/---
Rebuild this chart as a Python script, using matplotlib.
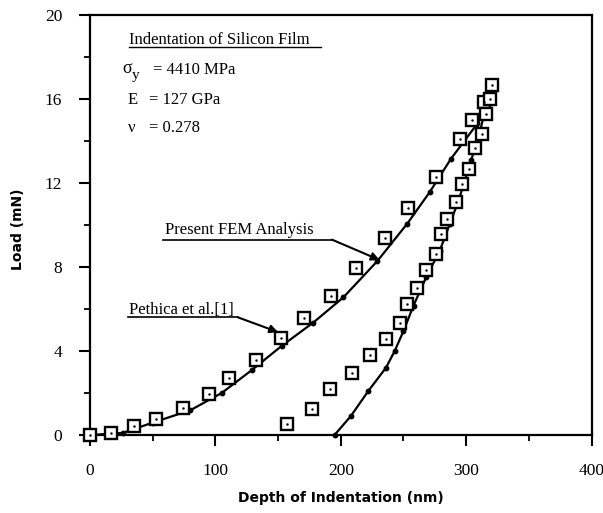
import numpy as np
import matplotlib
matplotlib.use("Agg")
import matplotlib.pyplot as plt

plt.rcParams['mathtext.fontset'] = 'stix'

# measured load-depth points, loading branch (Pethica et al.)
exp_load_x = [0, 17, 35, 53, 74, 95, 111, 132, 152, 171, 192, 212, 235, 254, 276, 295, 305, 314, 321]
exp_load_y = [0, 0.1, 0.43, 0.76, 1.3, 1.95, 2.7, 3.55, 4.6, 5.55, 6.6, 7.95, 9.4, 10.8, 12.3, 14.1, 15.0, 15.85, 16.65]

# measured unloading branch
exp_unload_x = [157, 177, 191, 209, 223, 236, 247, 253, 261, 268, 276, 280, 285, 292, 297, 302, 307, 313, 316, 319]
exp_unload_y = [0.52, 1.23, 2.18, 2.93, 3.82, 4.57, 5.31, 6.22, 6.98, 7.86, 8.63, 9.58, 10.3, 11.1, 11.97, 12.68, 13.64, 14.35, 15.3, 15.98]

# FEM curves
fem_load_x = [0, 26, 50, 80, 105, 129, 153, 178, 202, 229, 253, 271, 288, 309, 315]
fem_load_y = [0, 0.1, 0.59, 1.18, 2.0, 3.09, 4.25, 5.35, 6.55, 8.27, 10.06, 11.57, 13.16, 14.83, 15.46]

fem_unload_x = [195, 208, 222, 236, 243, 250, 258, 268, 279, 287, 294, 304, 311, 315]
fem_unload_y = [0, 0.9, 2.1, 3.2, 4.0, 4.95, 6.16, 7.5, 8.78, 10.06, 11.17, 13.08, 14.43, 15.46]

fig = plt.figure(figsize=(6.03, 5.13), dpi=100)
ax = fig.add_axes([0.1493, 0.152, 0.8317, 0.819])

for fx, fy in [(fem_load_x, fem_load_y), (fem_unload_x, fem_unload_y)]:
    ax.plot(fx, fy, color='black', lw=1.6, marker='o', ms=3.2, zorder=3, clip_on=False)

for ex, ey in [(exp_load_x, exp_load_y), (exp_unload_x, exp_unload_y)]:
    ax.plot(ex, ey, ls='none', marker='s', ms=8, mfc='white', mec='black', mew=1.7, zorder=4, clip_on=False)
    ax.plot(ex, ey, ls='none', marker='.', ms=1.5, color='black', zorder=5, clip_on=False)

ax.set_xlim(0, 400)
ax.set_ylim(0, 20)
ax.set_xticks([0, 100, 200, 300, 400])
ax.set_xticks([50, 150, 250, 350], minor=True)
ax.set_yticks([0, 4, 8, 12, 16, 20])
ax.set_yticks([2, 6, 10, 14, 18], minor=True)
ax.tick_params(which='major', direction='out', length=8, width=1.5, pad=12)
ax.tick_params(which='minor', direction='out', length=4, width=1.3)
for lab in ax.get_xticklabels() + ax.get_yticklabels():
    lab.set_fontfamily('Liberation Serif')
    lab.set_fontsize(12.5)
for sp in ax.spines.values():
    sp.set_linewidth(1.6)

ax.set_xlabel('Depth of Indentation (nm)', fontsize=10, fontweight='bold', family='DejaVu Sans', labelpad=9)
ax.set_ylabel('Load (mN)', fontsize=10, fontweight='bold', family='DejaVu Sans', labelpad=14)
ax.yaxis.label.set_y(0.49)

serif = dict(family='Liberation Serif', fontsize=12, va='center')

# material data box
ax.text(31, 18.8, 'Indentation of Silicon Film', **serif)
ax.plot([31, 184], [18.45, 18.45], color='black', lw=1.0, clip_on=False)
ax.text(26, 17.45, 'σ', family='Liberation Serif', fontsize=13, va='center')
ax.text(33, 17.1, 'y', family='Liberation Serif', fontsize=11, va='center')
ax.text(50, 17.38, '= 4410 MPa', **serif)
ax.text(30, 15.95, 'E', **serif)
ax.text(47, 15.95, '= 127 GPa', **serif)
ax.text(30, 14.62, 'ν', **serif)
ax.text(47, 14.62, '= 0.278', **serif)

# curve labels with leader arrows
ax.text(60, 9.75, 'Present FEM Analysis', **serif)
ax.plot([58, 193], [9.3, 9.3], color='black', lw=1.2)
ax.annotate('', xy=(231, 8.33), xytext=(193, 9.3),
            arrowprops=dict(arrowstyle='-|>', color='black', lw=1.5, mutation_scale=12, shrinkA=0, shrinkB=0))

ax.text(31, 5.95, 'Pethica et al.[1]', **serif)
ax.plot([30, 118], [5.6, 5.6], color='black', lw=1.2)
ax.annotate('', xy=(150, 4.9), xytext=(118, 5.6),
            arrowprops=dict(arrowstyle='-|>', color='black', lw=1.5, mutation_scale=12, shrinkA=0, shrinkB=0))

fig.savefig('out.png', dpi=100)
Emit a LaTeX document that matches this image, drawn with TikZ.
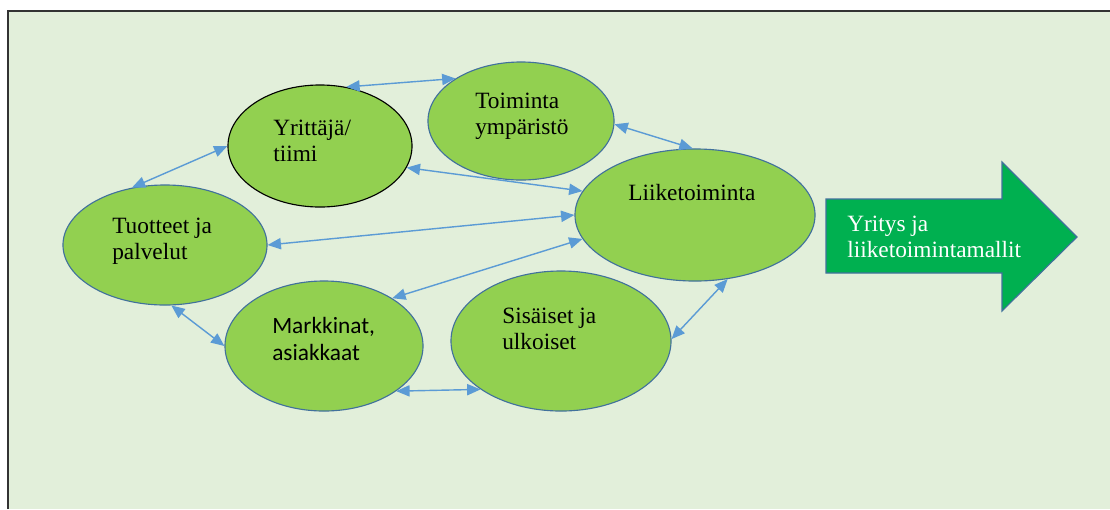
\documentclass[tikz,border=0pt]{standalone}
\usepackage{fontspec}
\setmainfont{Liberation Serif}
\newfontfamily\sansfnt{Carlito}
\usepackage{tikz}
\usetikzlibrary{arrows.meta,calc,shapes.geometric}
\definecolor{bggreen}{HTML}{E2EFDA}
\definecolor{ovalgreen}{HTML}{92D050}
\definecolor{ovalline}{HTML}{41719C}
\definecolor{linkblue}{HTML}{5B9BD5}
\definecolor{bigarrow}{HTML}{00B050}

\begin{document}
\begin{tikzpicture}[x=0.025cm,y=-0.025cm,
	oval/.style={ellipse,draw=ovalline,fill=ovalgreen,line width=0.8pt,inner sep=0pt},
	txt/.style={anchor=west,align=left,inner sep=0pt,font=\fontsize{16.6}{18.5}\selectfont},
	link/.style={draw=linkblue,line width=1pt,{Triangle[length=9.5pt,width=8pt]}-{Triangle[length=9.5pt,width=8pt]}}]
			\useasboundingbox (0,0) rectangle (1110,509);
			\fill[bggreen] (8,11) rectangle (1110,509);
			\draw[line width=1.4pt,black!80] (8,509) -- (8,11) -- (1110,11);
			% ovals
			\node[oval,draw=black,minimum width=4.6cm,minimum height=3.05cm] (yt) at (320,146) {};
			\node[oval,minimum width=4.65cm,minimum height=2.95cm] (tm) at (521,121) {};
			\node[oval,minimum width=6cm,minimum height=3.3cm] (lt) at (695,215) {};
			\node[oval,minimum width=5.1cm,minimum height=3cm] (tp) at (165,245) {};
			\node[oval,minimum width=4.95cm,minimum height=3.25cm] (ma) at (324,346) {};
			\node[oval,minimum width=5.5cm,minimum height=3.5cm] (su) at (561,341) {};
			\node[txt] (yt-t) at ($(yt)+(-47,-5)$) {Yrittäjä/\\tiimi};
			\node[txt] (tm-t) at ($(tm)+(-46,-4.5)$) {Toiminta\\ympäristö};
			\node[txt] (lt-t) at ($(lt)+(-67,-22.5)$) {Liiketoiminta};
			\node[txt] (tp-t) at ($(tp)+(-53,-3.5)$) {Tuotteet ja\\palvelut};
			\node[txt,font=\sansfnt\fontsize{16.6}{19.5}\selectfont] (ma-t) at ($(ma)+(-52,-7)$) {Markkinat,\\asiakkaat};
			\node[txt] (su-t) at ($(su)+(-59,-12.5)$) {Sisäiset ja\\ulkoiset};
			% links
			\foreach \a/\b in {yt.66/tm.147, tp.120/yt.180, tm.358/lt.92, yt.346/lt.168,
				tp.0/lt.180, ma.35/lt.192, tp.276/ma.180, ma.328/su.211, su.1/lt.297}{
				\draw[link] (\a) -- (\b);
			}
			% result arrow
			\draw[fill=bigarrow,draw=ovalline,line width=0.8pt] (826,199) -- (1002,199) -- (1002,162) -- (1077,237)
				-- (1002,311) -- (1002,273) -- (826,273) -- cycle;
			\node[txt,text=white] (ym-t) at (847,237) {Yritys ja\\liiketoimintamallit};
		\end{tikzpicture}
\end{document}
\---
Set task ▸ Report the number of lines in the entries above that include the string "matplotlib". Give nothing but the number.

Response to the task ▸ 4